I note that the amendment is similar to a provision in Scottish legislation, which also allows licensees to apply for discounts against charges made by Scottish Water. As far as I can determine, no details have been published of any discounts being applied in Scotland, and I do not wish to place such constraints on the system in England. I am confident that ministerial charging guidance and Ofwat’s charging rules can address issues relating to an increase in incumbent’s costs and what may or may not be passed on to other customers not benefiting from a discount.

Amendments 59 and 60 would prevent an incumbent making any charges within its area based on a location of premises. I know that my noble friend seeks to address issues relating to de-averaging, which we have just debated, but these two amendments could result in a significant impact on charges for all customers across England and Wales. It is sometimes necessary for an incumbent to set different charges within its area of appointment, particularly when it is merged with another incumbent. It may be necessary to maintain separate charges for different parts of a merged incumbent’s areas, even after the merger is complete. For example, Affinity Water provides services in three different parts of the country. The charges are different in each of those three areas to reflect the local costs of supplying water.

We are hoping to stimulate more merger activity through Clause 14—for example, to take advantage of economies of scale for the benefit of customers, who could lose out if the merged incumbent had to average its charges across a merged area. There will be winners and losers, but it will mean that the true costs of providing water and sewerage services may no longer be reflected in customers’ charges. Ofwat and the Secretary of State share a statutory duty to protect the interests of customers. The Water Industry Act 1991 provides that this duty should be discharged when appropriate by promoting effective competition. The Government are clear that the purpose of introducing competition into this sector must be to benefit consumers.

I know that noble Lords will be concerned about the potential for impact on rural and vulnerable customers. The noble Lord, Lord Cameron, referred to that. I share those concerns, and I know that noble Lords will be concerned about household customers who cannot switch suppliers. The Secretary of State, Ofwat and the Consumer Council for Water all have specific duties to have regard to the interests of rural customers and those who are unable to switch their suppliers, such as household customers. These duties are already clearly reflected in the charging principles which we have produced to inform these debates and will flow through directly into our charging guidance and Ofwat’s charging rules.

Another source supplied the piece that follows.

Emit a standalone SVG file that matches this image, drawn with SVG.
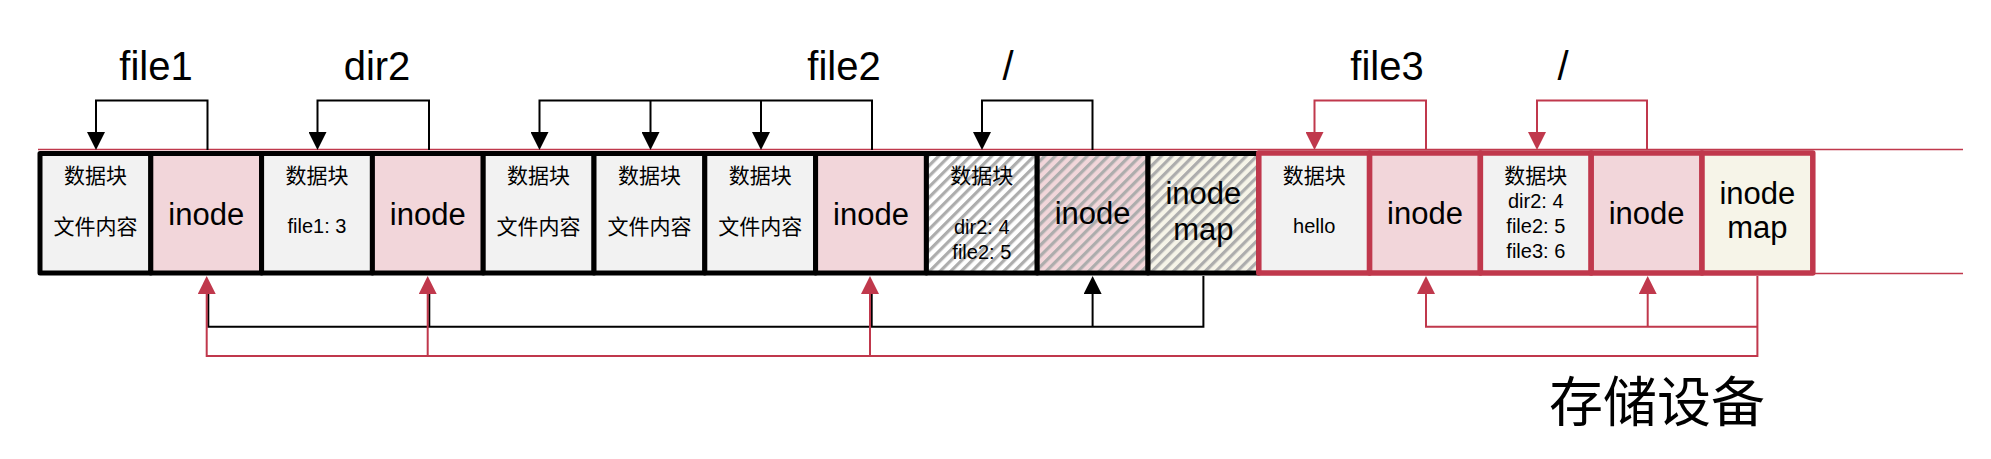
<svg xmlns="http://www.w3.org/2000/svg" width="1991" height="459" viewBox="0 0 1991 459">
<style>
text{font-family:"Liberation Sans",Arial,"Noto Sans CJK SC",sans-serif;fill:#000;text-anchor:middle}
.lbl{font-size:40px}
.in{font-size:31px}
.cj{font-size:21px}
.sm{font-size:20px}
.big{font-size:54px}
.bb{stroke:#000;stroke-width:5;stroke-linejoin:round}
.rb{stroke:#c0384c;stroke-width:5.5;stroke-linejoin:round}
.g{fill:#f2f2f2}
.p{fill:#f2d6da}
.y{fill:#f6f4e8}
.ck{fill:none;stroke:#000;stroke-width:2}
.cr{fill:none;stroke:#c0384c;stroke-width:2}
.rl{fill:none;stroke:#c0384c;stroke-width:1.6}
</style>
<defs>
<pattern id="hW" width="7.5" height="7.5" patternUnits="userSpaceOnUse" patternTransform="rotate(45)"><rect width="7.5" height="7.5" fill="#ffffff"/><rect width="3.2" height="7.5" fill="#adadad"/></pattern>
<pattern id="hP" width="7.5" height="7.5" patternUnits="userSpaceOnUse" patternTransform="rotate(45)"><rect width="7.5" height="7.5" fill="#f2d6da"/><rect width="3.2" height="7.5" fill="#adadad"/></pattern>
<pattern id="hY" width="7.5" height="7.5" patternUnits="userSpaceOnUse" patternTransform="rotate(45)"><rect width="7.5" height="7.5" fill="#f6f4e8"/><rect width="3.2" height="7.5" fill="#adadad"/></pattern>
<marker id="ak" markerUnits="userSpaceOnUse" viewBox="0 0 18 18" markerWidth="18" markerHeight="18" refX="1" refY="9" orient="auto"><path d="M0,0 L18,9 L0,18 z" fill="#000"/></marker>
<marker id="ar" markerUnits="userSpaceOnUse" viewBox="0 0 18 18" markerWidth="18" markerHeight="18" refX="1" refY="9" orient="auto"><path d="M0,0 L18,9 L0,18 z" fill="#c0384c"/></marker>
</defs>
<rect width="1991" height="459" fill="#fff"/>

<g id="rails">
<path class="rl" d="M38,149.5 H1963 M1812,273.5 H1963"/>
</g>

<g id="n0"><rect class="bb g" x="40" y="153.5" width="110.8" height="119.5"/><text class="cj" x="95.4" y="183">数据块</text><text class="cj" x="95.4" y="234">文件内容</text></g>
<g id="n1"><rect class="bb p" x="150.8" y="153.5" width="110.8" height="119.5"/><text class="in" x="206.2" y="225">inode</text></g>
<g id="n2"><rect class="bb g" x="261.6" y="153.5" width="110.8" height="119.5"/><text class="cj" x="317" y="183">数据块</text><text class="sm" x="317" y="233">file1: 3</text></g>
<g id="n3"><rect class="bb p" x="372.4" y="153.5" width="110.8" height="119.5"/><text class="in" x="427.8" y="225">inode</text></g>
<g id="n4"><rect class="bb g" x="483.2" y="153.5" width="110.8" height="119.5"/><text class="cj" x="538.6" y="183">数据块</text><text class="cj" x="538.6" y="234">文件内容</text></g>
<g id="n5"><rect class="bb g" x="594" y="153.5" width="110.8" height="119.5"/><text class="cj" x="649.4" y="183">数据块</text><text class="cj" x="649.4" y="234">文件内容</text></g>
<g id="n6"><rect class="bb g" x="704.8" y="153.5" width="110.8" height="119.5"/><text class="cj" x="760.2" y="183">数据块</text><text class="cj" x="760.2" y="234">文件内容</text></g>
<g id="n7"><rect class="bb p" x="815.6" y="153.5" width="110.8" height="119.5"/><text class="in" x="871" y="225">inode</text></g>
<g id="n8"><rect class="bb" fill="url(#hW)" x="926.4" y="153.5" width="110.8" height="119.5"/><text class="cj" x="981.8" y="183">数据块</text><text class="sm" x="981.8" y="234">dir2: 4</text><text class="sm" x="981.8" y="259">file2: 5</text></g>
<g id="n9"><rect class="bb" fill="url(#hP)" x="1037.2" y="153.5" width="110.8" height="119.5"/><text class="in" x="1092.6" y="224">inode</text></g>
<g id="n10"><rect class="bb" fill="url(#hY)" x="1148" y="153.5" width="110.8" height="119.5"/><text class="in" x="1203.4" y="204">inode</text><text class="in" x="1203.4" y="240">map</text></g>
<g id="n11"><rect class="rb g" x="1258.8" y="153" width="110.8" height="120"/><text class="cj" x="1314.2" y="183">数据块</text><text class="sm" x="1314.2" y="233">hello</text></g>
<g id="n12"><rect class="rb p" x="1369.6" y="153" width="110.8" height="120"/><text class="in" x="1425" y="224">inode</text></g>
<g id="n13"><rect class="rb g" x="1480.4" y="153" width="110.8" height="120"/><text class="cj" x="1535.8" y="183">数据块</text><text class="sm" x="1535.8" y="208">dir2: 4</text><text class="sm" x="1535.8" y="233">file2: 5</text><text class="sm" x="1535.8" y="258">file3: 6</text></g>
<g id="n14"><rect class="rb p" x="1591.2" y="153" width="110.8" height="120"/><text class="in" x="1646.6" y="224">inode</text></g>
<g id="n15"><rect class="rb y" x="1702" y="153" width="110.8" height="120"/><text class="in" x="1757.4" y="204">inode</text><text class="in" x="1757.4" y="238">map</text></g>

<g id="connectors">
<path class="ck" marker-end="url(#ak)" d="M207.5,150 V100.5 H96 V133"/>
<path class="ck" marker-end="url(#ak)" d="M429,150 V100.5 H317.5 V133"/>
<path class="ck" marker-end="url(#ak)" d="M872,150 V100.5 H539.5 V133"/>
<path class="ck" marker-end="url(#ak)" d="M650.5,100.5 V133"/>
<path class="ck" marker-end="url(#ak)" d="M761,100.5 V133"/>
<path class="ck" marker-end="url(#ak)" d="M1092.5,150 V100.5 H982 V133"/>
<path class="cr" marker-end="url(#ar)" d="M1426,150 V100.5 H1314.5 V133"/>
<path class="cr" marker-end="url(#ar)" d="M1647,150 V100.5 H1537 V133"/>

<path class="ck" d="M1203.4,276 V326.7 H208.3 V292"/>
<path class="ck" d="M429.3,326.7 V292"/>
<path class="ck" d="M871.7,326.7 V292"/>
<path class="ck" marker-end="url(#ak)" d="M1092.6,326.7 V293"/>

<path class="cr" marker-end="url(#ar)" d="M1757.4,276 V356 H206.7 V293"/>
<path class="cr" marker-end="url(#ar)" d="M427.7,356 V293"/>
<path class="cr" marker-end="url(#ar)" d="M870,356 V293"/>
<path class="cr" marker-end="url(#ar)" d="M1757.4,326.7 H1426 V293"/>
<path class="cr" marker-end="url(#ar)" d="M1647.7,326.7 V293"/>
</g>

<g id="labels">
<text class="lbl" x="156" y="80">file1</text>
<text class="lbl" x="377" y="80">dir2</text>
<text class="lbl" x="844" y="80">file2</text>
<text class="lbl" x="1008" y="80">/</text>
<text class="lbl" x="1387" y="80">file3</text>
<text class="lbl" x="1563" y="80">/</text>
<text class="big" x="1657" y="422">存储设备</text>
</g>
</svg>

My noble friend referred to discounts for direct debits. To be clear, the discounts covered by the Bill are not discounts offered by incumbents, such as direct debit discounts for charging payment methods, but discounts for novel or innovative proposals which help all customers.

My noble friend was also concerned that charging rules could be different for different localities. This will allow Ofwat to provide extra protection—for example, for rural customers—as supported by its duty to have particular regard to certain classes of customers, such as, indeed, rural customers. Given these comments, I hope that my noble friend will be prepared to withdraw the amendment.